Leonhard erhielt wie seine Kameraden die von Herzog Friedrich August gestiftete Waterloo-Medaille als Auszeichnung, die er mit berechtigtem Stolz bei einer späteren Fotoaufnahme präsentiert. Sie befindet sich noch heute in Privatbesitz.

Ehrendes Gedenken

Dass Johann Peter Leonhard seine toten Kameraden nicht vergessen konnte, hält ein Dokument im Pfarrarchiv Villmar aus dem Jahre 1848 fest. In einem dreiseitigen gedruckten Bericht mit der Überschrift "Zuruf an die Villmarer" nennt er 59 Villmarer Kriegsbrüder namentlich, die in den Jahren 1800 bis 1815 in den Feldzügen in Deutschland, Spanien, Frankreich, besonders in der großen Entscheidungsschlacht am 16., 17. und 18. Juni 1815 bei Waterloo, sowie in den Weltteilen Asien, Amerika und Australien gekämpft hatten.

Johann Dornuff

Unter den Waterloo-Kämpfern befand sich auch Johann Dornuff (Dornauf, Dornof), dessen Entlassungsschein aus dem herzoglich-nassauischen Kriegsdienst heute von seinem Nachkommen Herbert Schulze, Villmar, verwahrt wird.
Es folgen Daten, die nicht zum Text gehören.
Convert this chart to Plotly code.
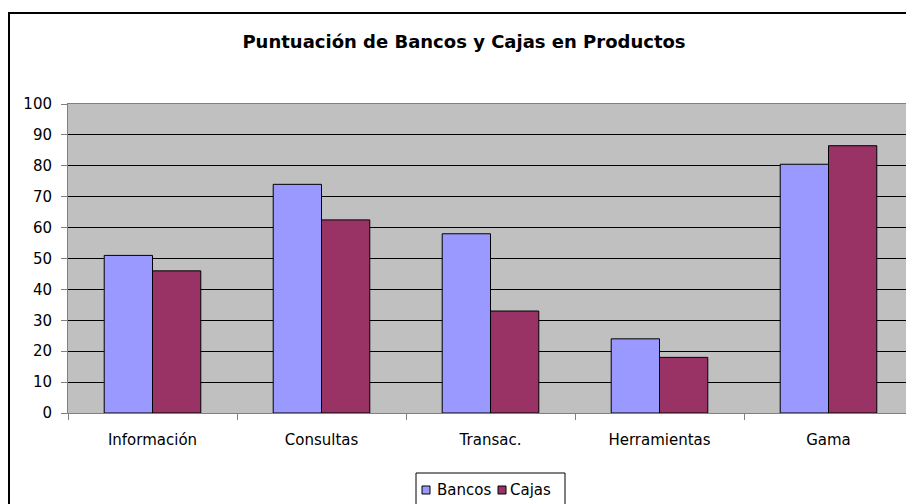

Johann Dornuff wurde am 6. September 1793 als Sohn des Simon Dornoff in Villmar geboren. Er war von Beruf Wagner und stand in herzoglichen Militärdiensten. Er diente vom 16. Dezember 1813 bis 9. Dezember 1819 im 2. Infanterieregiment Nassau und dem ersten Bataillon der Jägerkompanie als "braver Corporal", registriert mit der Nummer 2780. Nach seiner Entlassung aus dem Stabsquartier Breda in den Niederlanden am 7. Januar 1820 gehörte er, so das Herzoglich-Nassauische Kriegs-Collegium in Wiesbaden, ab 24. Dezember 1820 zur Veteranenkompanie (Johann Dornuff starb in Villmar im Jahre 1861). Johann Peter Leonhard bat in seinem Aufruf die 30 noch lebenden Kameraden sowie die Angehörigen der 29 Gefallenen und in der Heimat Verstorbenen um die Einrichtung der Stiftung eines Seelenamtes für die tapferen Krieger, das alljährlich in der Villmarer Pfarrkirche als ewiges Andenken gehalten werden sollte. Ob diese Stiftung zustande kam und wie lange sie Bestand hatte, ist nicht bekannt. Der Patriot Johann Peter Leonhard war in Villmar eine anerkannte Persönlichkeit und über die Grenzen als außergewöhnlicher Marmor-Steinhauermeister bekannt. Nach einem erfüllten Leben starb er am 23. März 1873 mit fast 80 Jahren.